| Material provided |
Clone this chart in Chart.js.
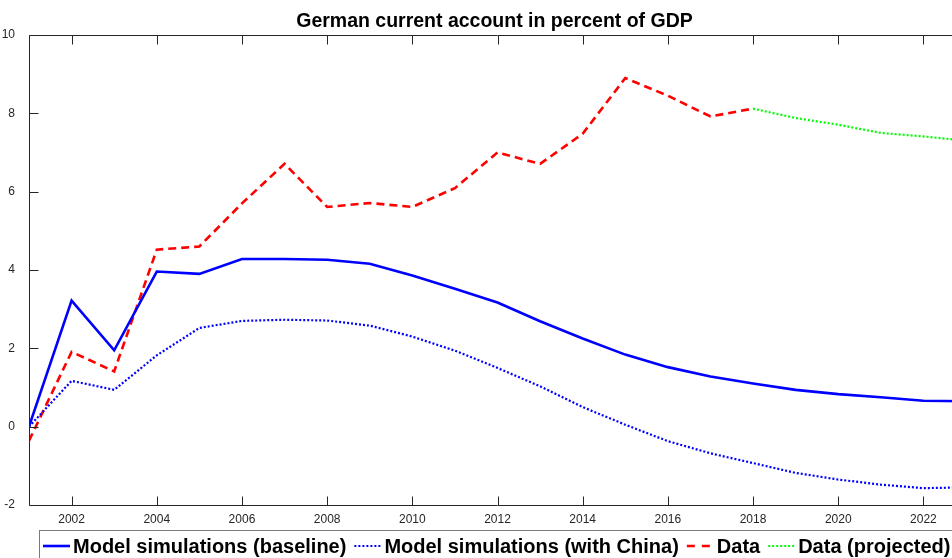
<!DOCTYPE html>
<html><head><meta charset="utf-8">
<script src="https://cdn.jsdelivr.net/npm/chart.js@4/dist/chart.umd.min.js"></script>
<style>html,body{margin:0;padding:0;overflow:hidden;background:#fff;width:952px;height:558px}canvas{display:block}</style>
</head><body>
<canvas id="c" width="966" height="558"></canvas>
<script>
const chartTitle = "German current account in percent of GDP";
const modelYears = [2001,2002,2003,2004,2005,2006,2007,2008,2009,2010,2011,2012,2013,2014,2015,2016,2017,2018,2019,2020,2021,2022,2023];
const baseline   = [0,3.22,1.95,3.96,3.9,4.28,4.28,4.26,4.16,3.86,3.52,3.17,2.69,2.25,1.84,1.52,1.28,1.1,0.94,0.83,0.75,0.66,0.65];
const withChina  = [0,1.17,0.94,1.82,2.52,2.7,2.73,2.71,2.58,2.3,1.94,1.5,1.03,0.5,0.05,-0.37,-0.68,-0.93,-1.18,-1.35,-1.48,-1.57,-1.55];
const dataYears  = [2001,2002,2003,2004,2005,2006,2007,2008,2009,2010,2011,2012,2013,2014,2015,2016,2017,2018];
const dataValues = [-0.36,1.91,1.41,4.52,4.6,5.7,6.71,5.61,5.71,5.61,6.09,7.0,6.71,7.48,8.9,8.45,7.92,8.12];
const projYears  = [2018,2019,2020,2021,2022,2023];
const projValues = [8.12,7.88,7.71,7.5,7.41,7.3];
const seriesLabels = ["Model simulations (baseline)","Model simulations (with China)","Data","Data (projected)"];
const xTickValues = [2002,2004,2006,2008,2010,2012,2014,2016,2018,2020,2022];
const yTickValues = [-2,0,2,4,6,8,10];

const pts = (xs, ys) => xs.map((x, i) => ({x, y: ys[i]}));
const AXIS = '#262626';
const TICKFONT = {family: 'Arial, "Liberation Sans", Helvetica, sans-serif', size: 12};

const framePlugin = {
  id: 'frame',
  afterDraw(chart) {
    const {ctx, chartArea: a, scales: {x, y}} = chart;
    ctx.save();
    ctx.strokeStyle = AXIS; ctx.lineWidth = 1; ctx.setLineDash([]);
    const L = Math.round(a.left) + 0.5, R = Math.round(a.right) - 0.5;
    const T = Math.round(a.top) + 0.5, B = Math.round(a.bottom) + 0.5;
    ctx.beginPath();
    ctx.moveTo(L, T); ctx.lineTo(R, T); ctx.lineTo(R, B); ctx.lineTo(L, B); ctx.closePath();
    ctx.stroke();
    const tl = 9;
    ctx.beginPath();
    xTickValues.forEach(v => {
      const px = Math.round(x.getPixelForValue(v)) + 0.5;
      ctx.moveTo(px, B); ctx.lineTo(px, B - tl);
      ctx.moveTo(px, T); ctx.lineTo(px, T + tl);
    });
    yTickValues.forEach(v => {
      const py = Math.round(y.getPixelForValue(v)) + 0.5;
      ctx.moveTo(L, py); ctx.lineTo(L + tl, py);
      ctx.moveTo(R, py); ctx.lineTo(R - tl, py);
    });
    ctx.stroke();
    // title
    ctx.fillStyle = '#000';
    ctx.font = 'bold 19.5px Arial, "Liberation Sans", sans-serif';
    ctx.textAlign = 'center'; ctx.textBaseline = 'alphabetic';
    ctx.fillText(chartTitle, (a.left + a.right) / 2 - 3, 27);
    // legend
    const ly = 546;
    ctx.strokeStyle = '#7a7a7a'; ctx.lineWidth = 1;
    ctx.strokeRect(39.5, 530.5, 1000, 40);
    ctx.font = 'bold 20px Arial, "Liberation Sans", sans-serif';
    ctx.textAlign = 'left'; ctx.textBaseline = 'middle';
    let lx = 43;
    chart.data.datasets.forEach(ds => {
      ctx.save();
      ctx.strokeStyle = ds.borderColor; ctx.lineWidth = ds.borderWidth;
      ctx.setLineDash(ds.legendDash || ds.borderDash || []);
      ctx.beginPath(); ctx.moveTo(lx, ly); ctx.lineTo(lx + 27, ly); ctx.stroke();
      ctx.restore();
      lx += 30;
      ctx.fillStyle = '#000';
      ctx.fillText(ds.label, lx, ly + 1);
      lx += ctx.measureText(ds.label).width + 8;
    });
    ctx.restore();
  }
};

new Chart(document.getElementById('c'), {
  type: 'line',
  data: {
    datasets: [
      {label: seriesLabels[0], data: pts(modelYears, baseline), borderColor: '#0000ff', borderWidth: 2.6, pointRadius: 0, tension: 0, fill: false},
      {label: seriesLabels[1], data: pts(modelYears, withChina), borderColor: '#0000ff', borderWidth: 2.2, borderDash: [2, 2], pointRadius: 0, tension: 0, fill: false},
      {label: seriesLabels[2], data: pts(dataYears, dataValues), borderColor: '#ff0000', borderWidth: 2.6, borderDash: [8, 5], legendDash: [8, 7], pointRadius: 0, tension: 0, fill: false},
      {label: seriesLabels[3], data: pts(projYears, projValues), borderColor: '#00ff00', borderWidth: 2.2, borderDash: [2, 2], pointRadius: 0, tension: 0, fill: false}
    ]
  },
  options: {
    responsive: false,
    animation: false,
    events: [],
    layout: {padding: {top: 35, left: 0, right: 0, bottom: 0}},
    plugins: {legend: {display: false}, title: {display: false}, tooltip: {enabled: false}},
    scales: {
      x: {
        type: 'linear', min: 2001, max: 2023,
        afterBuildTicks: s => { s.ticks = xTickValues.map(v => ({value: v})); },
        afterFit: s => { s.height = 53; },
        grid: {display: false}, border: {display: false},
        ticks: {autoSkip: false, maxRotation: 0, padding: -1, color: AXIS, font: TICKFONT, callback: v => String(v)}
      },
      y: {
        min: -2, max: 10,
        afterBuildTicks: s => { s.ticks = yTickValues.map(v => ({value: v})); },
        afterFit: s => { s.width = 29; },
        grid: {display: false}, border: {display: false},
        ticks: {padding: 6, color: AXIS, font: TICKFONT, callback: v => String(v)}
      }
    }
  },
  plugins: [framePlugin]
});
</script>
</body></html>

| What to do |
Copy the data character for character, but drop all pictures from the copy.

| Written solution |
Clone this chart in Chart.js.
<!DOCTYPE html>
<html><head><meta charset="utf-8">
<script src="https://cdn.jsdelivr.net/npm/chart.js@4/dist/chart.umd.min.js"></script>
<style>html,body{margin:0;padding:0;overflow:hidden;background:#fff;width:952px;height:558px}canvas{display:block}</style>
</head><body>
<canvas id="c" width="966" height="558"></canvas>
<script>
const chartTitle = "German current account in percent of GDP";
const modelYears = [2001,2002,2003,2004,2005,2006,2007,2008,2009,2010,2011,2012,2013,2014,2015,2016,2017,2018,2019,2020,2021,2022,2023];
const baseline   = [0,3.22,1.95,3.96,3.9,4.28,4.28,4.26,4.16,3.86,3.52,3.17,2.69,2.25,1.84,1.52,1.28,1.1,0.94,0.83,0.75,0.66,0.65];
const withChina  = [0,1.17,0.94,1.82,2.52,2.7,2.73,2.71,2.58,2.3,1.94,1.5,1.03,0.5,0.05,-0.37,-0.68,-0.93,-1.18,-1.35,-1.48,-1.57,-1.55];
const dataYears  = [2001,2002,2003,2004,2005,2006,2007,2008,2009,2010,2011,2012,2013,2014,2015,2016,2017,2018];
const dataValues = [-0.36,1.91,1.41,4.52,4.6,5.7,6.71,5.61,5.71,5.61,6.09,7.0,6.71,7.48,8.9,8.45,7.92,8.12];
const projYears  = [2018,2019,2020,2021,2022,2023];
const projValues = [8.12,7.88,7.71,7.5,7.41,7.3];
const seriesLabels = ["Model simulations (baseline)","Model simulations (with China)","Data","Data (projected)"];
const xTickValues = [2002,2004,2006,2008,2010,2012,2014,2016,2018,2020,2022];
const yTickValues = [-2,0,2,4,6,8,10];

const pts = (xs, ys) => xs.map((x, i) => ({x, y: ys[i]}));
const AXIS = '#262626';
const TICKFONT = {family: 'Arial, "Liberation Sans", Helvetica, sans-serif', size: 12};

const framePlugin = {
  id: 'frame',
  afterDraw(chart) {
    const {ctx, chartArea: a, scales: {x, y}} = chart;
    ctx.save();
    ctx.strokeStyle = AXIS; ctx.lineWidth = 1; ctx.setLineDash([]);
    const L = Math.round(a.left) + 0.5, R = Math.round(a.right) - 0.5;
    const T = Math.round(a.top) + 0.5, B = Math.round(a.bottom) + 0.5;
    ctx.beginPath();
    ctx.moveTo(L, T); ctx.lineTo(R, T); ctx.lineTo(R, B); ctx.lineTo(L, B); ctx.closePath();
    ctx.stroke();
    const tl = 9;
    ctx.beginPath();
    xTickValues.forEach(v => {
      const px = Math.round(x.getPixelForValue(v)) + 0.5;
      ctx.moveTo(px, B); ctx.lineTo(px, B - tl);
      ctx.moveTo(px, T); ctx.lineTo(px, T + tl);
    });
    yTickValues.forEach(v => {
      const py = Math.round(y.getPixelForValue(v)) + 0.5;
      ctx.moveTo(L, py); ctx.lineTo(L + tl, py);
      ctx.moveTo(R, py); ctx.lineTo(R - tl, py);
    });
    ctx.stroke();
    // title
    ctx.fillStyle = '#000';
    ctx.font = 'bold 19.5px Arial, "Liberation Sans", sans-serif';
    ctx.textAlign = 'center'; ctx.textBaseline = 'alphabetic';
    ctx.fillText(chartTitle, (a.left + a.right) / 2 - 3, 27);
    // legend
    const ly = 546;
    ctx.strokeStyle = '#7a7a7a'; ctx.lineWidth = 1;
    ctx.strokeRect(39.5, 530.5, 1000, 40);
    ctx.font = 'bold 20px Arial, "Liberation Sans", sans-serif';
    ctx.textAlign = 'left'; ctx.textBaseline = 'middle';
    let lx = 43;
    chart.data.datasets.forEach(ds => {
      ctx.save();
      ctx.strokeStyle = ds.borderColor; ctx.lineWidth = ds.borderWidth;
      ctx.setLineDash(ds.legendDash || ds.borderDash || []);
      ctx.beginPath(); ctx.moveTo(lx, ly); ctx.lineTo(lx + 27, ly); ctx.stroke();
      ctx.restore();
      lx += 30;
      ctx.fillStyle = '#000';
      ctx.fillText(ds.label, lx, ly + 1);
      lx += ctx.measureText(ds.label).width + 8;
    });
    ctx.restore();
  }
};

new Chart(document.getElementById('c'), {
  type: 'line',
  data: {
    datasets: [
      {label: seriesLabels[0], data: pts(modelYears, baseline), borderColor: '#0000ff', borderWidth: 2.6, pointRadius: 0, tension: 0, fill: false},
      {label: seriesLabels[1], data: pts(modelYears, withChina), borderColor: '#0000ff', borderWidth: 2.2, borderDash: [2, 2], pointRadius: 0, tension: 0, fill: false},
      {label: seriesLabels[2], data: pts(dataYears, dataValues), borderColor: '#ff0000', borderWidth: 2.6, borderDash: [8, 5], legendDash: [8, 7], pointRadius: 0, tension: 0, fill: false},
      {label: seriesLabels[3], data: pts(projYears, projValues), borderColor: '#00ff00', borderWidth: 2.2, borderDash: [2, 2], pointRadius: 0, tension: 0, fill: false}
    ]
  },
  options: {
    responsive: false,
    animation: false,
    events: [],
    layout: {padding: {top: 35, left: 0, right: 0, bottom: 0}},
    plugins: {legend: {display: false}, title: {display: false}, tooltip: {enabled: false}},
    scales: {
      x: {
        type: 'linear', min: 2001, max: 2023,
        afterBuildTicks: s => { s.ticks = xTickValues.map(v => ({value: v})); },
        afterFit: s => { s.height = 53; },
        grid: {display: false}, border: {display: false},
        ticks: {autoSkip: false, maxRotation: 0, padding: -1, color: AXIS, font: TICKFONT, callback: v => String(v)}
      },
      y: {
        min: -2, max: 10,
        afterBuildTicks: s => { s.ticks = yTickValues.map(v => ({value: v})); },
        afterFit: s => { s.width = 29; },
        grid: {display: false}, border: {display: false},
        ticks: {padding: 6, color: AXIS, font: TICKFONT, callback: v => String(v)}
      }
    }
  },
  plugins: [framePlugin]
});
</script>
</body></html>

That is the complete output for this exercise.